Dataset extract:
--- --- ---

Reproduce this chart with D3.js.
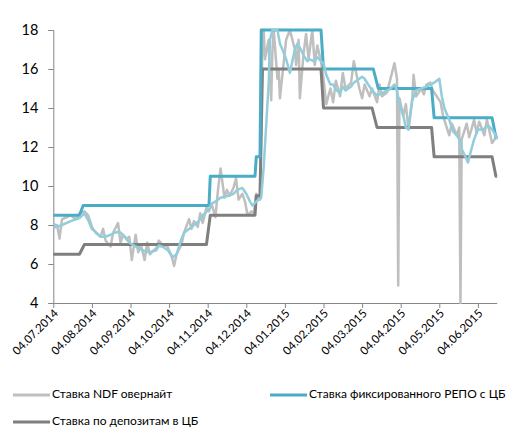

--- --- ---

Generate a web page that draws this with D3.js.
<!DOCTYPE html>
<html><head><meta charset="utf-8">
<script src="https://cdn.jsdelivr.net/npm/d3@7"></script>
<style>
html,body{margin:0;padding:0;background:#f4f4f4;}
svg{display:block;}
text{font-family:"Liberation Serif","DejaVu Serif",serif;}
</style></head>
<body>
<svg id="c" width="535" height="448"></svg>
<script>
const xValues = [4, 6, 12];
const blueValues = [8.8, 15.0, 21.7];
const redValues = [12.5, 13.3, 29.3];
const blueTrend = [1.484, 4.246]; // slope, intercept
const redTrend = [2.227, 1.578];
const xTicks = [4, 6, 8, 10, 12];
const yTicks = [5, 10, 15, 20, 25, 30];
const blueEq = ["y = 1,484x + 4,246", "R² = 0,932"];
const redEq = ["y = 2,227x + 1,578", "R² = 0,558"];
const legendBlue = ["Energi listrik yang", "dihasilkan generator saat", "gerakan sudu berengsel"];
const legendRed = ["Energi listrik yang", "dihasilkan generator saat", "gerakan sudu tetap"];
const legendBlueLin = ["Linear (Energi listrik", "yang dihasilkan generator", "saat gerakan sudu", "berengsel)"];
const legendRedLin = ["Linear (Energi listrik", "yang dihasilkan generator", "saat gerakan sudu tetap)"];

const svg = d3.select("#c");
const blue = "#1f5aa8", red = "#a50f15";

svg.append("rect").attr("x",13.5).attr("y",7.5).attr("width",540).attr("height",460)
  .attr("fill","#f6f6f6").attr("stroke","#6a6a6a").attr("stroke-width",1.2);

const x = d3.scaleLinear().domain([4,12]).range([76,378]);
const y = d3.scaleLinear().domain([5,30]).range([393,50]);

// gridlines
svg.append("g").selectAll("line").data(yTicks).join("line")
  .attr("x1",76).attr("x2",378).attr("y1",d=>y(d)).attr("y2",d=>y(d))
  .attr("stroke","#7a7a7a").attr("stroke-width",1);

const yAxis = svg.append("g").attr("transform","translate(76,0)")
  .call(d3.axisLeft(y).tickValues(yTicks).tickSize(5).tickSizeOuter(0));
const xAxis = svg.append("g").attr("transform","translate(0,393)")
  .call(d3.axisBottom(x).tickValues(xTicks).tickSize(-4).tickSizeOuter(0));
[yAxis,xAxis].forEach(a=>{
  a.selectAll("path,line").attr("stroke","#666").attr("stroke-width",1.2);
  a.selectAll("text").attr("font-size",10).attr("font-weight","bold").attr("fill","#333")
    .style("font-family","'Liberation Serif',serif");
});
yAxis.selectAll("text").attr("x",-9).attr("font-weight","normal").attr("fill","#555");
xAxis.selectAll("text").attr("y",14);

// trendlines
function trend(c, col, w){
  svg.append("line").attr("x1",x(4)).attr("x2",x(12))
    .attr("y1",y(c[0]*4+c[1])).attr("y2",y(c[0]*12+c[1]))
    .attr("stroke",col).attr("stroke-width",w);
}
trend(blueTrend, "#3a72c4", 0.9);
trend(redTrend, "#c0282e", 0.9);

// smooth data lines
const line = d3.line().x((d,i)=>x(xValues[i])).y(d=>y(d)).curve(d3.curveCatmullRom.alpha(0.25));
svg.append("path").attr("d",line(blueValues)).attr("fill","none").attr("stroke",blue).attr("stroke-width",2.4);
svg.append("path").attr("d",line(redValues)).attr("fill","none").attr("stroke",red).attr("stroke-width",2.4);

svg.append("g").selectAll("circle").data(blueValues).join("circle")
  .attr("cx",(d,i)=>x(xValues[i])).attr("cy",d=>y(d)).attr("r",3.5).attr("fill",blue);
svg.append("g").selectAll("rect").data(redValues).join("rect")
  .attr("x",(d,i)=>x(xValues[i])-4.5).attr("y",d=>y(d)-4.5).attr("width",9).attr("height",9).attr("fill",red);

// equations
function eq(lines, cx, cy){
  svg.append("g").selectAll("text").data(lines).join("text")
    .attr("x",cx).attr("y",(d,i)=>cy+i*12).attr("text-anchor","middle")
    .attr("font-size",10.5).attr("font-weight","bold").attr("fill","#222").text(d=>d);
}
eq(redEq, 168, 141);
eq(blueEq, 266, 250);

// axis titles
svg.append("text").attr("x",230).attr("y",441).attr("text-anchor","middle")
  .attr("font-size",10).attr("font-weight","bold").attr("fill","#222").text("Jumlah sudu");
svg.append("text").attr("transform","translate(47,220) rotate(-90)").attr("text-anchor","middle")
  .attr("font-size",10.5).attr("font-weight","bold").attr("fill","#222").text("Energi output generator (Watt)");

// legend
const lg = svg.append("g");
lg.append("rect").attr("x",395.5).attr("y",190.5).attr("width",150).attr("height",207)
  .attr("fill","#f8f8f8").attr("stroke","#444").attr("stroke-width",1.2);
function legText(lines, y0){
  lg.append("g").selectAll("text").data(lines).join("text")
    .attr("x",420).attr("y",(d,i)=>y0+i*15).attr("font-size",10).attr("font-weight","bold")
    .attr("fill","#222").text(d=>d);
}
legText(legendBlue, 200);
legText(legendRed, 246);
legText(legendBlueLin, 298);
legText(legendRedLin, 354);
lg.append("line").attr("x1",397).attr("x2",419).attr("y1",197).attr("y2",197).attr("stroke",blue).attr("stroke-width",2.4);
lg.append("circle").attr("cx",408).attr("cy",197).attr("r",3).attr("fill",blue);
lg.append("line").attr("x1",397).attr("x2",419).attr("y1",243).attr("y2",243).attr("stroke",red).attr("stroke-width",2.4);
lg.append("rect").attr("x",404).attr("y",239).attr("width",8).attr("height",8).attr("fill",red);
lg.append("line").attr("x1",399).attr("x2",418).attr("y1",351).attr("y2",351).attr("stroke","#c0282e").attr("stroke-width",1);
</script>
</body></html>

--- --- ---

Objective:
Using the records above, select and copy every line that has the word "with".

Finished task:
Reproduce this chart with D3.js.
Generate a web page that draws this with D3.js.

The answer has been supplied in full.